A few other tidbits:
- Just as you say about CD-ROMs in the NeXT, Steve took a gambit at having the graphical Mac output to a Postscript printer… the dawning of desktop publishing.

- Steve always pushed a product to be great before it was good enough to offer to the world. It was maddening for developers to have a really good product unreleased because it was not yet great. When it was released, it did not have to retrench to get it right.

- Steve’s greatest team skill was delivering the end-to-end experience. Where Microsoft or HP would release something noting that content providers would fill the voids, Steve would enforce the distribution mechanisms so that royalties were provided to creative people. Drove some people crazy but it was a good thing.

That’s all for now!

Anonymous said...

You got it right!

The winning formula for developers of apps - 70% to the developer! Unheard of prior to that time. When the stores were first opened, Dell was just closing it's stores it struggled with for several years. People thought he was nuts. Now a store, on average, grosses about the same as a Macy's store!! Go figure. Purchasers not only walk away with product, they return for training (some free, some at a nominal charge), and if they need to speak to a technical person and can have the machine diagnosed and fixed there.... where else does a manufacturer do that?

Unique.

One more thing....
Great product lines...

An Apple Store Employee

Anonymous said...

BTW, a strange vibe happens if you go to an Apple store then an ATT store then a Verizon store. It’s about people. In each case, ask questions that only a bit obscure like “How many times can I burn music I purchase on to media?” The Apple guys have the answer or get the answer. They are smart, don’t brush things off, don’t make things up, and don’t lie. The other retailers are just peddling a SKU…

Anonymous said...

Den, your statement is wildly simplistic. Jobs left Apple in 1985. MUSE was developed on the Mac five years later (1990-1993) which was years before Steve returned to Apple. 1990-1997 was a lost period in hardware. Mainframes were dinosaurs, the capability of minicomputers was stagnating, microcumputers were epanding dramatically, clearly destined to put a mainframe on every desk. MUSE needed a lot of horsepower. GWP jumped on the first capable looking horse. Internet resource scalability was a few years away.

GWP went with Apple because Jean-Louis Gassee introduced a reasonably priced 32-bit color box that was fast and tightly integrated.If George Senior were a Jobs zealot, MUSE might have been on the NeXT machine. Which actually would have been quite cool. In fact, Lotus made a contender, Improv, originally on the NeXT and then ported it to Windows. Both faded away.

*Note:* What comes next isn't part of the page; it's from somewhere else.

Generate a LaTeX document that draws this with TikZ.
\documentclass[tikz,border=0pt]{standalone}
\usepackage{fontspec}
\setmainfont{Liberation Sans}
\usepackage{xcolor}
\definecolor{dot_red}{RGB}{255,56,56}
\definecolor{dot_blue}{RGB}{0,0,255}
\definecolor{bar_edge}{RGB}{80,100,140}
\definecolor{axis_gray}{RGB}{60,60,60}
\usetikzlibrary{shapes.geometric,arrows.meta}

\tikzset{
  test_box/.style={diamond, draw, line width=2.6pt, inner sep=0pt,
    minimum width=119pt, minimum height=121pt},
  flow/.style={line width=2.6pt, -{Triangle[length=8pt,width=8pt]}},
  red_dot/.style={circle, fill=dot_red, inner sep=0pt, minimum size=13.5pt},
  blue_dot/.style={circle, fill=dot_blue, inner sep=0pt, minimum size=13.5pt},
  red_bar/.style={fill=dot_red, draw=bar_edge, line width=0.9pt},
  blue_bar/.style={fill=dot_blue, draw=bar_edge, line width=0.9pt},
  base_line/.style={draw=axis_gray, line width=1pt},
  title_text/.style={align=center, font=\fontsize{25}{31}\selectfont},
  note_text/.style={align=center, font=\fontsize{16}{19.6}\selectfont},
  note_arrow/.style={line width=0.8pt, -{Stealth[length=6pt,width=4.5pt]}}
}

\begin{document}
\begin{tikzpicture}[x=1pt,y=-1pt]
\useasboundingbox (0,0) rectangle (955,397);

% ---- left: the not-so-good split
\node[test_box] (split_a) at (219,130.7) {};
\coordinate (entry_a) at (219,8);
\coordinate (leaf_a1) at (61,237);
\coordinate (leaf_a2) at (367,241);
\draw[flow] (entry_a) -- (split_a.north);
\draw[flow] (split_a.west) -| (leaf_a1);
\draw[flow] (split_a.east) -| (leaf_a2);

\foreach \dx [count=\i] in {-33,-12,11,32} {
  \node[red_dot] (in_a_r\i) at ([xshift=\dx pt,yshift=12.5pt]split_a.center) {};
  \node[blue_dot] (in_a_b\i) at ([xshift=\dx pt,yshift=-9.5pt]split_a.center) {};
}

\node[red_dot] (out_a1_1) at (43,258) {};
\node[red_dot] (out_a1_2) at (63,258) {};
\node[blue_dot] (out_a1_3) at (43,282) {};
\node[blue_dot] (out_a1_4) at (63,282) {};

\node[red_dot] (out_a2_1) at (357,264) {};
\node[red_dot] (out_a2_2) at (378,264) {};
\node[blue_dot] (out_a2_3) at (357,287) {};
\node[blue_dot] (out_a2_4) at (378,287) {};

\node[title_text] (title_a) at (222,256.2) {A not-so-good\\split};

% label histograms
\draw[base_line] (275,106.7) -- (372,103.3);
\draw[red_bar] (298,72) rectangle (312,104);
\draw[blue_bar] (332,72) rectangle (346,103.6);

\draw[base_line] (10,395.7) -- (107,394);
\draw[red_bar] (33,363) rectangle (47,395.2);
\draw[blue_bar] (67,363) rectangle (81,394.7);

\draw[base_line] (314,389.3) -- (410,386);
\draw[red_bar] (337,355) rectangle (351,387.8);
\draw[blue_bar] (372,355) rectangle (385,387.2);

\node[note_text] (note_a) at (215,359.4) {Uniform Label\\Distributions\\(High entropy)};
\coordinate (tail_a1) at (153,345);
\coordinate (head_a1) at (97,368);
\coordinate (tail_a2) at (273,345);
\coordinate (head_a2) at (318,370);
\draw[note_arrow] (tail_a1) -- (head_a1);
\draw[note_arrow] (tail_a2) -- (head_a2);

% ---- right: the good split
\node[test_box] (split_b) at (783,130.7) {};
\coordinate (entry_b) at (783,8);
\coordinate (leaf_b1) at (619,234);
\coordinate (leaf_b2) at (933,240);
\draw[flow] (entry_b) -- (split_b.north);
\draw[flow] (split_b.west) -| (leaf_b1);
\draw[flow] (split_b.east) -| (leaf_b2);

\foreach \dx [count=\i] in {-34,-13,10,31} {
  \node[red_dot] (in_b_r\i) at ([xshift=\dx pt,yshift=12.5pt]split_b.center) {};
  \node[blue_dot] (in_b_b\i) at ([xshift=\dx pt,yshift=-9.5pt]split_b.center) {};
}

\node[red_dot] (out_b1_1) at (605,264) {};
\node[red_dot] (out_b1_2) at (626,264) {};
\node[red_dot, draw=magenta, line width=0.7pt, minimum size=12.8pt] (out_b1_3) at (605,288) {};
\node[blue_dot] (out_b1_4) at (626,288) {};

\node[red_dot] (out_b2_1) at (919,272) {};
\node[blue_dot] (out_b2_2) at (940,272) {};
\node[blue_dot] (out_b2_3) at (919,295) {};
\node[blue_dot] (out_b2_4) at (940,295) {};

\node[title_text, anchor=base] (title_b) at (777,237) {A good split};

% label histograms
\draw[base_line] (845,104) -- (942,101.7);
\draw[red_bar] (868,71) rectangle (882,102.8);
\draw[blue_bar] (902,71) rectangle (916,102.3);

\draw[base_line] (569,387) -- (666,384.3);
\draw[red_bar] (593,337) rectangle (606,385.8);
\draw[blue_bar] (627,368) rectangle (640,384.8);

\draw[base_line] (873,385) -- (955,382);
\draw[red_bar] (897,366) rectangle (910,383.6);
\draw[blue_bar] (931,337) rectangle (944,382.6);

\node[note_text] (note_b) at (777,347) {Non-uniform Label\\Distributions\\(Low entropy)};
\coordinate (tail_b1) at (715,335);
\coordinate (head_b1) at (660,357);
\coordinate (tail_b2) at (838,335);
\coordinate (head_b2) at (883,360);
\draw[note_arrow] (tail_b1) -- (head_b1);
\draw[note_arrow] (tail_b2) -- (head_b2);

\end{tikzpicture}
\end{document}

Also, MUSE had fans at Apple on the board, in the company, evangalizing, promoting. Microsoft was a really different climate. They didn't really support anyone. I was at a Paul Allen company where, in its final days, he and his henchmen were just brutal.

The real contender in the evololution of analytical visualization was Brio Technologies. Their DataPivot gained exposure through Microsoft's Pivot Table and Borland's Quattro Pro. Their subsequent acquisition by Hyperion got them focused and their product evolved into Essbase, later acquired by Oracle. I imagine their founders did well.

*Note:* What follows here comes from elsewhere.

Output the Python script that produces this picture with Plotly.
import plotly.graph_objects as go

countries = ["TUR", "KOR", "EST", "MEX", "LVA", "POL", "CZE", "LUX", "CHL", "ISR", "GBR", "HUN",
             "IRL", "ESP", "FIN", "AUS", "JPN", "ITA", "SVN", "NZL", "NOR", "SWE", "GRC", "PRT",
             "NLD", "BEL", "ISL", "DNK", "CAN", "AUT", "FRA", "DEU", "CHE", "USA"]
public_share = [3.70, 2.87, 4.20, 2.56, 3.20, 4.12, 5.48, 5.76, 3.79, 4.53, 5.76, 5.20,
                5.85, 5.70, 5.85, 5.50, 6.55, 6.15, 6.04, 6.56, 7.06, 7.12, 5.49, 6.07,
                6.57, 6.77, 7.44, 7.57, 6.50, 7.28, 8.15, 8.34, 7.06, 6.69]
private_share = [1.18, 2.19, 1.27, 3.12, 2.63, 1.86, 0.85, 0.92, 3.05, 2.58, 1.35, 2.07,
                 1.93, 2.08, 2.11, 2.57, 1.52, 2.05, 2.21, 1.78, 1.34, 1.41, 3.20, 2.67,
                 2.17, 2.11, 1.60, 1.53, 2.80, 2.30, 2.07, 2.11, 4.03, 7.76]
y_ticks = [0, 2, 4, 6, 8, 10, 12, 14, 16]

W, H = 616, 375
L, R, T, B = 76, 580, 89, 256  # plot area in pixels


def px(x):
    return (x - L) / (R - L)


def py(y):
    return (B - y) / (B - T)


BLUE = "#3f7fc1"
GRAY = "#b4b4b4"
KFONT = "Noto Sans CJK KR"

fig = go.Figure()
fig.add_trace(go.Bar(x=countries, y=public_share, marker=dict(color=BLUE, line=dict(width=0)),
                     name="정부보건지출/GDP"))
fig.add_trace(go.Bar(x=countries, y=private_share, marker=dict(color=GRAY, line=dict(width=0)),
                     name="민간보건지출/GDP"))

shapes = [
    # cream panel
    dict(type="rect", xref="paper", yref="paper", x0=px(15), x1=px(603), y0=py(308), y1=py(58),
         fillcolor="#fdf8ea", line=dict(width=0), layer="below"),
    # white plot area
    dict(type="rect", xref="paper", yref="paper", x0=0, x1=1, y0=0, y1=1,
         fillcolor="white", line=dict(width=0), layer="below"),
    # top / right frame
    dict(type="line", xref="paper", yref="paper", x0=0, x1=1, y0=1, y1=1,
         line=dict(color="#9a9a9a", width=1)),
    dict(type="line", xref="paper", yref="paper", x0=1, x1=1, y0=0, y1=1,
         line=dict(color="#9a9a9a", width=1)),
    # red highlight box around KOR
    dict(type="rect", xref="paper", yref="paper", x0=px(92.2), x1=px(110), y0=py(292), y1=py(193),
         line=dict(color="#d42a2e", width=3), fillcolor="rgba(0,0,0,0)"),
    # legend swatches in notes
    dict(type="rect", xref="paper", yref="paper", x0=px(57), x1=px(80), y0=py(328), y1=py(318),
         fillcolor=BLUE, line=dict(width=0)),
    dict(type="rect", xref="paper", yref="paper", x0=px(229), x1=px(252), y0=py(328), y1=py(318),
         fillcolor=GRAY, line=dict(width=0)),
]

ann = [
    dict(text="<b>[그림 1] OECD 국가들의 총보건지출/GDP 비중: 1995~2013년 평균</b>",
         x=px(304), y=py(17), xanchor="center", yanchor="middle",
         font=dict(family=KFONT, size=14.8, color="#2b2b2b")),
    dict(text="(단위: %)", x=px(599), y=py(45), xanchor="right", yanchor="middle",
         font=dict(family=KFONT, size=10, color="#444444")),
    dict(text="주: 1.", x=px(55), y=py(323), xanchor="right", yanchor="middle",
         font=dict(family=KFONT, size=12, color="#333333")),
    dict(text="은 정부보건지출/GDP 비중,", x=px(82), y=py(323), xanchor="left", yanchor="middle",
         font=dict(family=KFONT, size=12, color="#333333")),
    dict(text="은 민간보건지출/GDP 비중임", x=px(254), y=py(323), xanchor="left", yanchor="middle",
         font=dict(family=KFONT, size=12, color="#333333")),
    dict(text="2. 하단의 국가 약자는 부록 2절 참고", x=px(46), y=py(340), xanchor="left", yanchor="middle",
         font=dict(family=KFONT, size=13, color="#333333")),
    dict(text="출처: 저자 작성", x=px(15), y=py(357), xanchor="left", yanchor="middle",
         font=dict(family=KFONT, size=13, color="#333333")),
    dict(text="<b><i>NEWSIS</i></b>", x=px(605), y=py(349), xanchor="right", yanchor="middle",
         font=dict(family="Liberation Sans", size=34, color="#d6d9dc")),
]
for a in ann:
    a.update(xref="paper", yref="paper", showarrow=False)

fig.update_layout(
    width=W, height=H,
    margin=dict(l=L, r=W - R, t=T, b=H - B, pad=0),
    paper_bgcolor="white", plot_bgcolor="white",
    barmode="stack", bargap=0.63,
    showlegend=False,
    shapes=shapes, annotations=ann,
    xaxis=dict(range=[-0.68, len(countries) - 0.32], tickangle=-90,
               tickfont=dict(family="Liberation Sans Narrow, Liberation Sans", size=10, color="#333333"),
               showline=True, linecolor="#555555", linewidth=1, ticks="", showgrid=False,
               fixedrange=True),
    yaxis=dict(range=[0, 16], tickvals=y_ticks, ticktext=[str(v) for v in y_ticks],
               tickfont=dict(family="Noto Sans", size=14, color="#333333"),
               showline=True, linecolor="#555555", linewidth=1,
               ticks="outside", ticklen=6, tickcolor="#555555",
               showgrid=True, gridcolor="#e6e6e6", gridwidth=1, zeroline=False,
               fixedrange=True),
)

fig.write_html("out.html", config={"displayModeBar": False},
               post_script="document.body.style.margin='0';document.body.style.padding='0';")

What was different? IMHO MUSE had many compelling features (combinatorial units of measure, natural language queries, currencies) that made great demos but missed a few basic Fortune 1000 requirements: (1) reducing queries into SQL-92, (2) reading directly from datasources like RDBMS brands and spreadsheets, (3) handling unbalanced data sets, (4) enabling a server/client model so that analytics could be run by business analysts on the server, and clients could read them quickly onto different platforms (granted this was before the birth of the browser.), and, in the end, (5) not enough defensible patents to draw sustenance from some of the features competitors later just scraped up while "innovating."

See http://www.tableausoftware.com to see what data analytics looks like today.

BTW, Den, if you you had bought $60 thousand of Apple 8 years ago, you'd have $4 million.